Multi-modal Learning
Multimodal Learning for improving Non-English Classification tasks
We use multimodal (image + text) learning to overcome the language disparity that exists between English and non-English languages. The figure illustrates an example of a social media post that is correctly classified in English but misclassified in Spanish. Including the corresponding image leads to correct classification in Spanish as well as other non-English languages
This project was done as part of the course CS 7643 Deep Learning at Georgia Tech.
We investigated different multi-modal deep learning architectures with a focus on bridging performance gap in classification in English language vs non-English (Hindi in our study) lanugage tasks.

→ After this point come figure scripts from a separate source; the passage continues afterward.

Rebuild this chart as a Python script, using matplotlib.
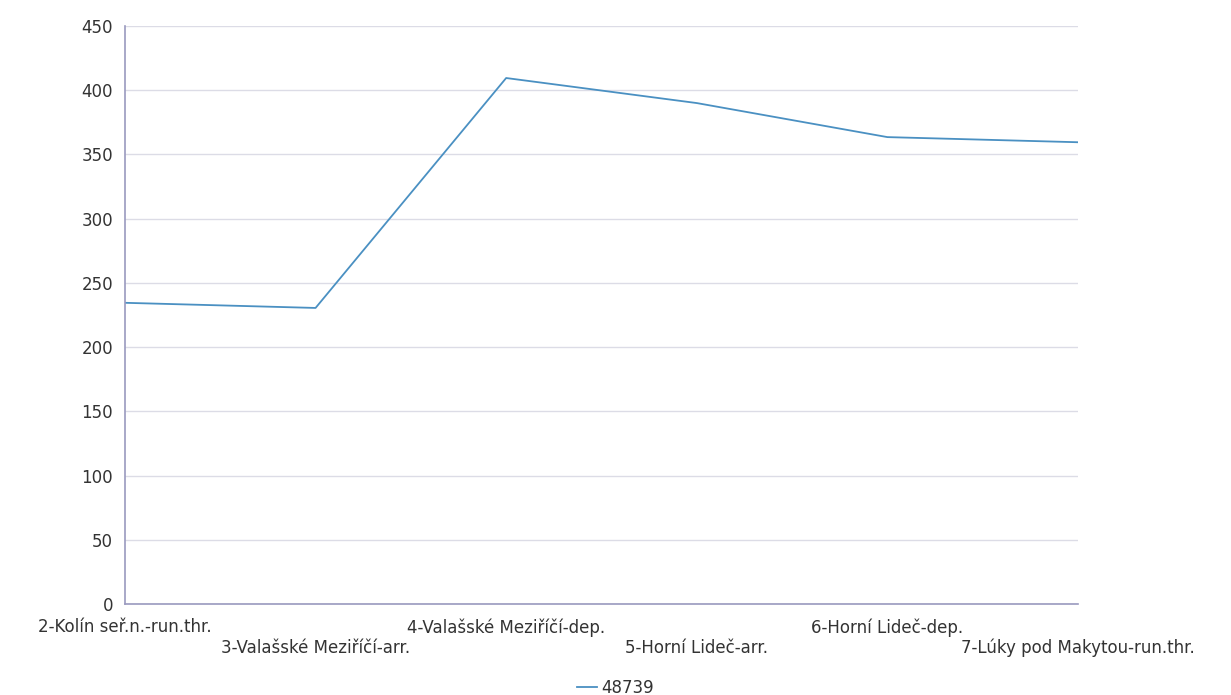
import matplotlib
matplotlib.use("Agg")
import matplotlib.pyplot as plt

stations = ["2-Kolín seř.n.-run.thr.", "3-Valašské Meziříčí-arr.", "4-Valašské Meziříčí-dep.",
            "5-Horní Lideč-arr.", "6-Horní Lideč-dep.", "7-Lúky pod Makytou-run.thr."]
values = [234.5, 230.5, 409.5, 390, 363.5, 359.5]
series_name = "48739"

plt.rcParams['font.family'] = ['DejaVu Sans']
fig = plt.figure(figsize=(12.31, 6.95), dpi=100)
ax = fig.add_axes([0.1015, 0.1309, 0.7742, 0.8317])

x = list(range(len(stations)))
line, = ax.plot(x, values, color="#4a90c2", linewidth=1.3, label=series_name)

ax.set_xlim(0, len(stations) - 1)
ax.set_ylim(0, 450)
ax.set_yticks(range(0, 451, 50))
ax.yaxis.grid(True, color="#dcdce6", linewidth=1)
ax.set_axisbelow(True)
for s in ["top", "right"]:
    ax.spines[s].set_visible(False)
for s in ["left", "bottom"]:
    ax.spines[s].set_color("#9a9abf")
    ax.spines[s].set_linewidth(1.2)

ax.set_xticks(x)
ax.set_xticklabels(["" for _ in stations])
for i, name in enumerate(stations):
    offset = -0.025 if i % 2 == 0 else -0.060
    ax.text(i, offset, name, transform=ax.get_xaxis_transform(), ha="center", va="top",
            fontsize=12, color="#333333")
ax.tick_params(axis="x", length=0)
ax.tick_params(axis="y", length=0, labelsize=12, labelcolor="#333333", pad=8.5)

fig.legend(handles=[line], loc="center", bbox_to_anchor=(0.5, 0.01), frameon=False,
           fontsize=12, handlelength=1.2, handletextpad=0.3, labelcolor="#333333")

fig.savefig("out.png", dpi=100)
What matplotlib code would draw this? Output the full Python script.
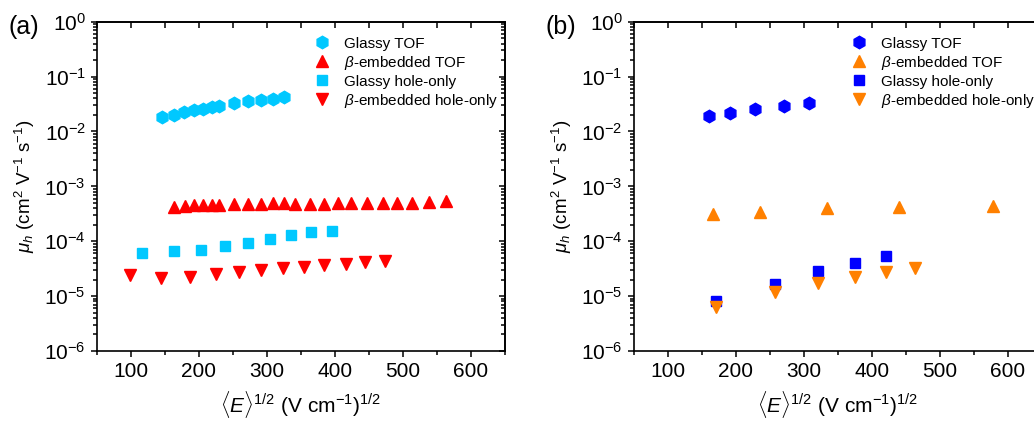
import matplotlib
matplotlib.use('Agg')
import matplotlib.pyplot as plt
from matplotlib.ticker import LogLocator, MultipleLocator, NullFormatter

plt.rcParams['font.family'] = ['Liberation Sans', 'DejaVu Sans']
plt.rcParams['mathtext.fontset'] = 'custom'
plt.rcParams['mathtext.rm'] = 'Liberation Sans'
plt.rcParams['mathtext.it'] = 'Liberation Sans:italic'
plt.rcParams['mathtext.bf'] = 'Liberation Sans:bold'

# ---- panel (a) data ----
a_glassy_tof_x = [145.6, 162.7, 178.4, 193.1, 206.3, 219.1, 229.9, 251.9, 272.0, 291.2, 308.2, 324.4]
a_glassy_tof_y = [0.0181, 0.0200, 0.0223, 0.0243, 0.0260, 0.0276, 0.0288, 0.0330, 0.0355, 0.0379, 0.0396, 0.0420]

a_beta_tof_x = [162.7, 178.9, 193.1, 206.3, 219.1, 229.9, 251.9, 272.0, 291.2, 308.2, 324.4,
                341.6, 362.6, 383.8, 404.4, 423.0, 447.1, 470.6, 491.6, 513.2, 538.7, 562.7]
a_beta_tof_y = [4.27e-4, 4.39e-4, 4.58e-4, 4.65e-4, 4.65e-4, 4.52e-4, 4.85e-4, 4.85e-4, 4.78e-4, 4.92e-4, 4.92e-4,
                4.85e-4, 4.85e-4, 4.85e-4, 4.92e-4, 4.92e-4, 5.06e-4, 5.06e-4, 5.06e-4, 5.06e-4, 5.2e-4, 5.35e-4]

a_glassy_hole_x = [116.6, 162.7, 202.4, 237.6, 271.6, 303.9, 334.8, 365.3, 396.0]
a_glassy_hole_y = [6.04e-5, 6.58e-5, 7.05e-5, 8.1e-5, 9.3e-5, 1.10e-4, 1.30e-4, 1.46e-4, 1.54e-4]

a_beta_hole_x = [99.0, 144.6, 187.2, 225.0, 258.4, 291.2, 323.5, 353.8, 384.3, 415.7, 444.1, 474.0]
a_beta_hole_y = [2.43e-5, 2.11e-5, 2.27e-5, 2.5e-5, 2.72e-5, 3.0e-5, 3.26e-5, 3.45e-5, 3.7e-5, 3.9e-5, 4.14e-5, 4.32e-5]

# ---- panel (b) data ----
b_glassy_tof_x = [160.5, 191.0, 227.9, 270.3, 307.2]
b_glassy_tof_y = [0.0189, 0.0214, 0.0257, 0.0291, 0.0326]

b_beta_tof_x = [165.9, 235.3, 333.4, 440.6, 577.5]
b_beta_tof_y = [3.1e-4, 3.46e-4, 3.98e-4, 4.16e-4, 4.45e-4]

b_glassy_hole_x = [170.9, 257.0, 321.0, 374.7, 421.0]
b_glassy_hole_y = [8.0e-6, 1.67e-5, 2.84e-5, 4.03e-5, 5.32e-5]

b_beta_hole_x = [170.9, 257.0, 321.0, 374.7, 421.0, 463.4]
b_beta_hole_y = [6.4e-6, 1.18e-5, 1.72e-5, 2.24e-5, 2.76e-5, 3.22e-5]

labels = ['Glassy TOF', r'$\beta$-embedded TOF', 'Glassy hole-only', r'$\beta$-embedded hole-only']

CYAN = '#00C8FF'
RED = '#FF0000'
BLUE = '#0000FF'
ORANGE = '#FF8000'


def style_axes(ax):
    ax.set_yscale('log')
    ax.set_xlim(50, 650)
    ax.set_ylim(1e-6, 1)
    ax.xaxis.set_major_locator(MultipleLocator(100))
    ax.xaxis.set_minor_locator(MultipleLocator(50))
    ax.yaxis.set_major_locator(LogLocator(base=10, numticks=10))
    ax.yaxis.set_minor_locator(LogLocator(base=10, subs=range(2, 10), numticks=20))
    ax.yaxis.set_minor_formatter(NullFormatter())
    ax.tick_params(which='both', direction='out', labelsize=15, width=1.1)
    ax.tick_params(which='major', length=4.5)
    ax.tick_params(which='minor', length=3)
    ax.xaxis.set_minor_formatter(NullFormatter())
    for s in ax.spines.values():
        s.set_linewidth(1.2)

    # top / right ticks point inwards
    top = ax.secondary_xaxis('top')
    top.xaxis.set_major_locator(MultipleLocator(100))
    top.xaxis.set_minor_locator(MultipleLocator(50))
    top.tick_params(which='both', direction='in', labeltop=False, width=1.1)
    top.tick_params(which='major', length=4.5)
    top.tick_params(which='minor', length=4.5)
    top.spines['top'].set_linewidth(1.2)
    right = ax.secondary_yaxis('right')
    right.yaxis.set_major_locator(LogLocator(base=10, numticks=10))
    right.yaxis.set_minor_locator(LogLocator(base=10, subs=range(2, 10), numticks=20))
    right.tick_params(which='both', direction='in', labelright=False, width=1.1)
    right.tick_params(which='major', length=4.5)
    right.tick_params(which='minor', length=3)
    right.spines['right'].set_linewidth(1.2)

    ax.set_xlabel(r'$\langle E\rangle^{1/2}$ (V cm$^{-1}$)$^{1/2}$', fontsize=15, labelpad=6)
    ax.set_ylabel(r'$\mu_h$ (cm$^2$ V$^{-1}$ s$^{-1}$)', fontsize=13.5, labelpad=5)


def draw_panel(ax, d, c_glassy, c_beta):
    ax.plot(d[0], d[1], 'h', color=c_glassy, ms=9, ls='none', label=labels[0])
    ax.plot(d[2], d[3], '^', color=c_beta, ms=8.5, ls='none', label=labels[1])
    ax.plot(d[4], d[5], 's', color=c_glassy, ms=6.5, ls='none', label=labels[2])
    ax.plot(d[6], d[7], 'v', color=c_beta, ms=8.5, ls='none', label=labels[3])
    style_axes(ax)
    ax.legend(loc='upper left', bbox_to_anchor=(0.533, 0.955), frameon=False, fontsize=11,
              handlelength=1.0, handletextpad=0.95, labelspacing=0.2, borderpad=0, borderaxespad=0)


fig = plt.figure(figsize=(10.34, 4.23), dpi=100)
ax_a = fig.add_axes([0.0938, 0.1702, 0.3946, 0.7785])
ax_b = fig.add_axes([0.6130, 0.1702, 0.3946, 0.7785])

draw_panel(ax_a, [a_glassy_tof_x, a_glassy_tof_y, a_beta_tof_x, a_beta_tof_y,
                  a_glassy_hole_x, a_glassy_hole_y, a_beta_hole_x, a_beta_hole_y], CYAN, RED)
draw_panel(ax_b, [b_glassy_tof_x, b_glassy_tof_y, b_beta_tof_x, b_beta_tof_y,
                  b_glassy_hole_x, b_glassy_hole_y, b_beta_hole_x, b_beta_hole_y], BLUE, ORANGE)

fig.text(0.023, 0.935, '(a)', fontsize=18, ha='center', va='center')
fig.text(0.542, 0.935, '(b)', fontsize=18, ha='center', va='center')

fig.savefig('out.png', dpi=100)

The term multi-modal here means that we used both textual and image based inputs (modes) while training our classification model.
Our aim was to:
- Conduct a comparative analysis of different text and image networks, to understand which architectures work best.
- Understand how much images can improve the discrepancy in performance between English and non-English text classification models.
We used CrisisMMD dataset for training and testing our models.
You can read our full report in the github repository, but to be brief we:
- Trained a ResNet-18, VGG network, and Inception-V3 to compare different deep learning architectures and to compute image embeddings.
- Fine-Tuned two pre-trained BERT models, DistilmBERT (distilbert-base-multilingual-cased on HuggingFace) to classify the English text and HindiBERT for Hindi (Doiron 2020).
- Finally we implement a multimodal or fusion classifier that combines the embeddings of both text and image data to perform classification based on the joint modeling of both input modalities.